The term to denote time is Kāla. The concept of time is found from the Vedic age. In the Ṛg Veda (X. 42. 9) the word Kāla occurs once–

kṛtamiva śvaghnī vicinoti kāle |

“As a gambler collects the highest stake (kṛta) at the proper time (Kāla).”

The Mahābhārata (Ādi parva I. 248)[1] recurs to the theme of Kāla time and again. In Bhagavad Gītā, Kāla is referred to in several places and identified with the lord himself (X. 30) where Kāla is described thus–'I am Kāla among those that sieze and I am Kāla that is imperishable'. The schools of Indian philosophies have discussed at length about Kāla, some treating it as one of the dravyas. Mathematical and astrological texts also deal with time and its units, so also the Arthaśāstra and Dharmaśāstra texts also have recorded the measures of time.

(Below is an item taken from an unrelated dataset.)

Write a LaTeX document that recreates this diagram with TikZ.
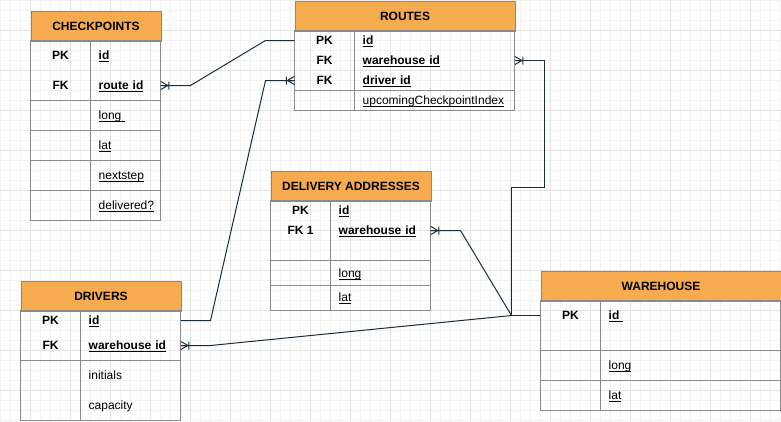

Amarakośa has an exclusive section on time, titled the Kāla varga (I. 3). Beginning with synonyms of time, day, night, fortnight, its specialities, seasons, man-year, deva-year, manes’-year are detailed. Kṣīrasvāmin adds valuable notes wherever necessary and reveals his expertise in astronomy. The variant readings or forms are also mentioned by Kṣīrasvāmin

(a) Kalyam (I. 3. 2; pp. 31-2)–

[Morning:]

Kṣīrasvāmin opines that the word should be kālyam; he however quotes Śāśvata (v. 24) who approves of the form kalyam; he also adds vibhātam and vyuṣṭam and further states that in Deśī the word was gosarga

kāle sādhu kālyaṃ, śāśvataḥ

116 kālaḥ sṛjati bhūtāni kālaḥ saṃharate prajāḥ |
saṃharantaṃ prajāḥ kālaṃ kālaḥ śamayate punaḥ |

kalyamapyāha—
kalyaṃ prabhātaṃ sajjaṃ ca kalyo nīroga dakṣayoḥ | vibhātaṃ vyuṣṭaṃ
ca | gosargo deśyām |

(b) Tamī (I.3.4; p.32)–

[Night:]

Kṣīrasvāmin observes that the word can also be used as tamā as in Vidagdhamukhamaṇḍana. He also adds vāsateyī given in Mālā to denote the night–

ke bhūṣayanti stanamaṇḍalāni kīdṛśyumā candramasaḥ kutaḥ śrīḥ | kimāha sītā daśavaktranītā hārā mahādevaratā tamātaḥ || iti tamāpi | vāsateyīti mālāyām |

(c) Pakṣiṇī (I. 3. 5; pp. 32-3)–

[A night between two days:]

Amarakośa mentions that a night between two days is denoted by the term pakṣiṇī.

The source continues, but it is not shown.